What Is the Average Credit Card Interest Rate?

In March 2024, the Bank of Canada (BoC) kept its policy interest rate at 5.0%. The average credit card interest rate in 2023 was 19.99 to 20.99%. Credit card rates shift for individual consumers based on a number of factors, including creditworthiness. Typically, the lower your credit rating, the higher the interest rate you’ll be offered by an issuer for the same card.

Frequently Asked Questions (FAQs)

When do you pay interest on a credit card?

A balance on a card accrues interest when carried. In other words, if you don’t pay your credit card bill in full by the end of the month or billing period, any balance remaining will accrue interest at the rate determined by the card’s terms. This interest will be added to the balance and the account holder will be required to pay it off before closing the account.

How do I lower my credit card interest rate?

If you’ve demonstrated responsible spending and credit habits, a lender may be willing to lower the interest rate on an existing card. There’s no guarantee a card issuer will lower your interest rate, but if you’re worried about or planning to carry a balance (we never recommend carrying a balance if it can be avoided), you can contact your issuer about a rate reduction. If a rate reduction isn’t possible and you need another solution, explore transferring a balance to a new card with a lower APR and/or an introductory APR offer.

What are the best low-interest credit cards?

The best low-interest credit cards offer APRs below the average. Most also don’t charge annual or other maintenance fees and provide additional useful benefits.

Is credit card interest tax deductible?

Interest incurred on credit cards for personal expenses is not deductible. Interest on certain small business expenses may be deductible, but be sure to consult your tax advisor.

How do I avoid interest on my credit cards?

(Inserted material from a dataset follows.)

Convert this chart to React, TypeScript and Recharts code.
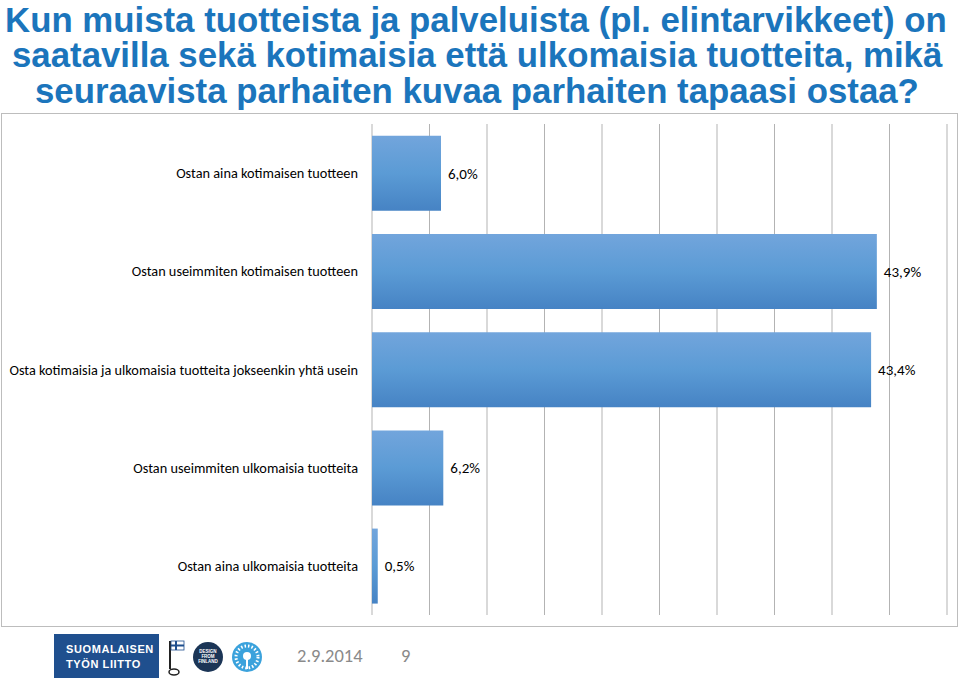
import { BarChart, Bar, XAxis, YAxis, CartesianGrid, LabelList } from "recharts";

const titleLines = [
  "Kun muista tuotteista ja palveluista (pl. elintarvikkeet) on",
  "saatavilla sekä kotimaisia että ulkomaisia tuotteita, mikä",
  "seuraavista parhaiten kuvaa parhaiten tapaasi ostaa?",
];

const answers = [
  "Ostan aina kotimaisen tuotteen",
  "Ostan useimmiten kotimaisen tuotteen",
  "Osta kotimaisia ja ulkomaisia tuotteita jokseenkin yhtä usein",
  "Ostan useimmiten ulkomaisia tuotteita",
  "Ostan aina ulkomaisia tuotteita",
];
const shares = [6.0, 43.9, 43.4, 6.2, 0.5];
const xTicks = [0, 5, 10, 15, 20, 25, 30, 35, 40, 45, 50];
const boundaryTicks = [0, 1, 2, 3, 4, 5];

const footerDate = "2.9.2014";
const pageNo = "9";

const data = answers.map((name, i) => ({ name, value: shares[i] }));

const labelFont = "Carlito, Lato, sans-serif";
const fmt = (v: any) => Number(v).toFixed(1).replace(".", ",") + "%";

// tekstit yhdelle riville, ei rivitystä
const CategoryTick = (props: any) => {
  const { x, y, payload } = props;
  return (
    <text x={x} y={y} dy="0.355em" textAnchor="end" fill="#000" fontSize={14.3} fontFamily={labelFont}>
      {payload.value}
    </text>
  );
};

const Logos = () => (
  <svg width={260} height={46} style={{ position: "absolute", left: 50, top: 633 }}>
    <rect x={4} y={1} width={105} height={44} fill="#1f4f8e" />
    <text x={16} y={20} fill="#fff" fontFamily="Arial, sans-serif" fontWeight="bold" fontSize={11} letterSpacing={0.6}>
      SUOMALAISEN
    </text>
    <text x={16} y={35} fill="#fff" fontFamily="Arial, sans-serif" fontWeight="bold" fontSize={11} letterSpacing={0.6}>
      TYÖN LIITTO
    </text>
    {/* avainlippu */}
    <line x1={120} y1={8} x2={120} y2={36} stroke="#222" strokeWidth={2} />
    <ellipse cx={124} cy={39} rx={5} ry={3} fill="none" stroke="#222" strokeWidth={1.5} />
    <rect x={121} y={8} width={13} height={9} fill="#fff" stroke="#1f4f8e" strokeWidth={0.8} />
    <rect x={121} y={11.5} width={13} height={2} fill="#1f4f8e" />
    <rect x={125} y={8} width={2} height={9} fill="#1f4f8e" />
    {/* design from finland */}
    <circle cx={158} cy={24} r={15} fill="#1b3556" />
    <text x={158} y={20} fill="#fff" fontFamily="Arial, sans-serif" fontWeight="bold" fontSize={4.5} textAnchor="middle">DESIGN</text>
    <text x={158} y={25} fill="#fff" fontFamily="Arial, sans-serif" fontWeight="bold" fontSize={4.5} textAnchor="middle">FROM</text>
    <text x={158} y={30} fill="#fff" fontFamily="Arial, sans-serif" fontWeight="bold" fontSize={4.5} textAnchor="middle">FINLAND</text>
    {/* aurinko */}
    <circle cx={197} cy={24} r={15} fill="#3ba2dc" />
    <circle cx={197} cy={24} r={11} fill="none" stroke="#fff" strokeWidth={3} strokeDasharray="1.5 2" />
    <circle cx={197} cy={23} r={4} fill="#fff" />
    <rect x={196} y={26} width={2} height={10} fill="#fff" />
  </svg>
);

const App = () => {
  return (
    <div style={{ position: "absolute", left: 0, top: 0, width: 960, height: 680, background: "#fff", overflow: "hidden" }}>
      <div
        style={{
          position: "absolute",
          left: 0,
          top: 1.5,
          width: 960,
          fontFamily: "'Liberation Sans', Arial, sans-serif",
          fontWeight: "bold",
          fontSize: 34.8,
          lineHeight: "35.5px",
          color: "#1b75bc",
          whiteSpace: "nowrap",
        }}
      >
        <div style={{ marginLeft: 5 }}>{titleLines[0]}</div>
        <div style={{ marginLeft: 12 }}>{titleLines[1]}</div>
        <div style={{ marginLeft: 35 }}>{titleLines[2]}</div>
      </div>

      <div
        style={{
          position: "absolute",
          left: 1,
          top: 113,
          width: 955,
          height: 512,
          border: "1px solid #bdbdbd",
          background: "#fff",
        }}
      />

      <div style={{ position: "absolute", left: 0, top: 113 }}>
        <BarChart
          width={958}
          height={514}
          data={data}
          layout="vertical"
          margin={{ top: 11, right: 11, bottom: 12, left: 0 }}
          barCategoryGap="12%"
        >
          <defs>
            <linearGradient id="barFill" x1="0" y1="0" x2="0" y2="1">
              <stop offset="0%" stopColor="#72a5dc" />
              <stop offset="50%" stopColor="#5b9bd5" />
              <stop offset="100%" stopColor="#4683c4" />
            </linearGradient>
          </defs>
          <CartesianGrid horizontal={false} stroke="#b3b3b3" yAxisId="cat" />
          <XAxis type="number" domain={[0, 50]} ticks={xTicks} hide />
          <YAxis
            yAxisId="bounds"
            type="number"
            domain={[0, 5]}
            ticks={boundaryTicks}
            width={0}
            tick={false}
            tickSize={5}
            tickLine={{ stroke: "#8c8c8c" }}
            axisLine={{ stroke: "#8c8c8c" }}
          />
          <YAxis
            yAxisId="cat"
            type="category"
            dataKey="name"
            width={372}
            axisLine={false}
            tickLine={false}
            tickSize={0}
            tickMargin={14}
            tick={<CategoryTick />}
            interval={0}
          />
          <Bar dataKey="value" yAxisId="cat" fill="url(#barFill)" isAnimationActive={false}>
            <LabelList
              dataKey="value"
              position="right"
              offset={7}
              formatter={fmt}
              style={{ fill: "#000", fontSize: 15, fontFamily: labelFont }}
            />
          </Bar>
        </BarChart>
      </div>

      <Logos />
      <div
        style={{
          position: "absolute",
          left: 297,
          top: 644,
          fontFamily: labelFont,
          fontSize: 18.5,
          color: "#8a8a8a",
        }}
      >
        {footerDate}
      </div>
      <div
        style={{
          position: "absolute",
          left: 401,
          top: 644,
          fontFamily: labelFont,
          fontSize: 18.5,
          color: "#8a8a8a",
        }}
      >
        {pageNo}
      </div>
    </div>
  );
};

export default App;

To avoid credit card interest, pay all credit card bills in full and on time. Card issuers typically extend a grace period to allow you to avoid interest by paying on time, but this opportunity to avoid interest on new purchases goes away the moment you carry a balance—any new purchases will usually begin to accrue interest the day the purchase is made. Recovering a grace period following a carried balance typically requires a series of in-full, on-time payments.